* [DIRECTIONS FOR THIS TASK]: Return only the lines from the top of the data down to the one that holds "bg.set_ylim(0, 1)", both included, without any pictures.

# START OF DATASET SECTION

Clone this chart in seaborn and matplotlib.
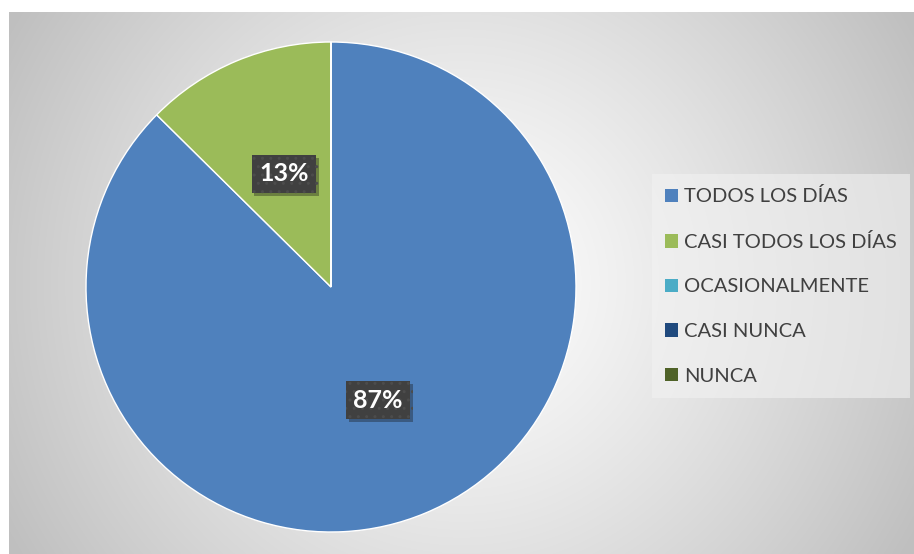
import numpy as np
import matplotlib
matplotlib.use("Agg")
import matplotlib.pyplot as plt
import matplotlib.patheffects as pe
from matplotlib.patches import Patch
import seaborn as sns

categories = ["TODOS LOS DÍAS", "CASI TODOS LOS DÍAS", "OCASIONALMENTE", "CASI NUNCA", "NUNCA"]
values = [87.4, 12.6, 0, 0, 0]
colors = ["#4F81BD", "#9BBB59", "#4BACC6", "#1F497D", "#4F6228"]

sns.set_theme(style="white")
plt.rcParams['font.family'] = ['Lato', 'DejaVu Sans']

W, H = 914, 554
fig = plt.figure(figsize=(W / 100, H / 100), dpi=100)
fig.patch.set_facecolor("white")

# background radial gradient (chart area)
bg = fig.add_axes([9 / W, 0, (W - 9) / W, (H - 12) / H])
bg.set_axis_off()
yy, xx = np.mgrid[0:542, 0:905]
cx, cy = 452, 271
d = np.sqrt((xx - cx) ** 2 + (yy - cy) ** 2) / 520.0
d = np.clip(d, 0, 1)
val = 1.0 - 0.25 * d ** 1.2
img = np.dstack([val, val, val])
bg.imshow(img, aspect="auto", extent=[0, 1, 0, 1], interpolation="bilinear")
bg.set_xlim(0, 1)
bg.set_ylim(0, 1)

# pie
R = 245
pcx, pcy = 331, 287
ax = fig.add_axes([(pcx - R) / W, (H - pcy - R) / H, 2 * R / W, 2 * R / H])
ax.set_axis_off()
wedges, _t, autotexts = ax.pie(
    values, colors=colors, startangle=90, counterclock=False, radius=1,
    autopct=lambda p: f"{p:.0f}%" if p > 0 else "", pctdistance=0.5,
    wedgeprops=dict(edgecolor="white", linewidth=1),
)
ax.set_xlim(-1, 1)
ax.set_ylim(-1, 1)
ax.set_aspect("auto")
for t in autotexts:
    if not t.get_text():
        t.set_visible(False)
        continue
    t.set_color("white")
    t.set_fontsize(18)
    t.set_fontweight("bold")
    t.set_bbox(dict(boxstyle="square,pad=0.3", facecolor="#404040",
                    edgecolor="#4c4c4c", linewidth=0.0, hatch=".."))
    t.get_bbox_patch().set_path_effects(
        [pe.SimplePatchShadow(offset=(2, -2), alpha=0.35), pe.Normal()])

handles = [Patch(facecolor=c, edgecolor="none") for c in colors]
leg = fig.legend(handles, categories, loc="center left",
                 bbox_to_anchor=(652 / W, 1 - 286 / H), borderaxespad=0,
                 frameon=True, fontsize=14.5, labelcolor="#404040",
                 handlelength=0.65, handleheight=0.65, handletextpad=0.3,
                 labelspacing=1.37, borderpad=0.65, fancybox=False)
leg.get_frame().set_facecolor("#f2f2f2")
leg.get_frame().set_alpha(0.6)
leg.get_frame().set_edgecolor("none")

fig.savefig("out.png", dpi=100)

# END OF DATASET SECTION

* [WRITTEN REPLY]:
Clone this chart in seaborn and matplotlib.
import numpy as np
import matplotlib
matplotlib.use("Agg")
import matplotlib.pyplot as plt
import matplotlib.patheffects as pe
from matplotlib.patches import Patch
import seaborn as sns

categories = ["TODOS LOS DÍAS", "CASI TODOS LOS DÍAS", "OCASIONALMENTE", "CASI NUNCA", "NUNCA"]
values = [87.4, 12.6, 0, 0, 0]
colors = ["#4F81BD", "#9BBB59", "#4BACC6", "#1F497D", "#4F6228"]

sns.set_theme(style="white")
plt.rcParams['font.family'] = ['Lato', 'DejaVu Sans']

W, H = 914, 554
fig = plt.figure(figsize=(W / 100, H / 100), dpi=100)
fig.patch.set_facecolor("white")

# background radial gradient (chart area)
bg = fig.add_axes([9 / W, 0, (W - 9) / W, (H - 12) / H])
bg.set_axis_off()
yy, xx = np.mgrid[0:542, 0:905]
cx, cy = 452, 271
d = np.sqrt((xx - cx) ** 2 + (yy - cy) ** 2) / 520.0
d = np.clip(d, 0, 1)
val = 1.0 - 0.25 * d ** 1.2
img = np.dstack([val, val, val])
bg.imshow(img, aspect="auto", extent=[0, 1, 0, 1], interpolation="bilinear")
bg.set_xlim(0, 1)
bg.set_ylim(0, 1)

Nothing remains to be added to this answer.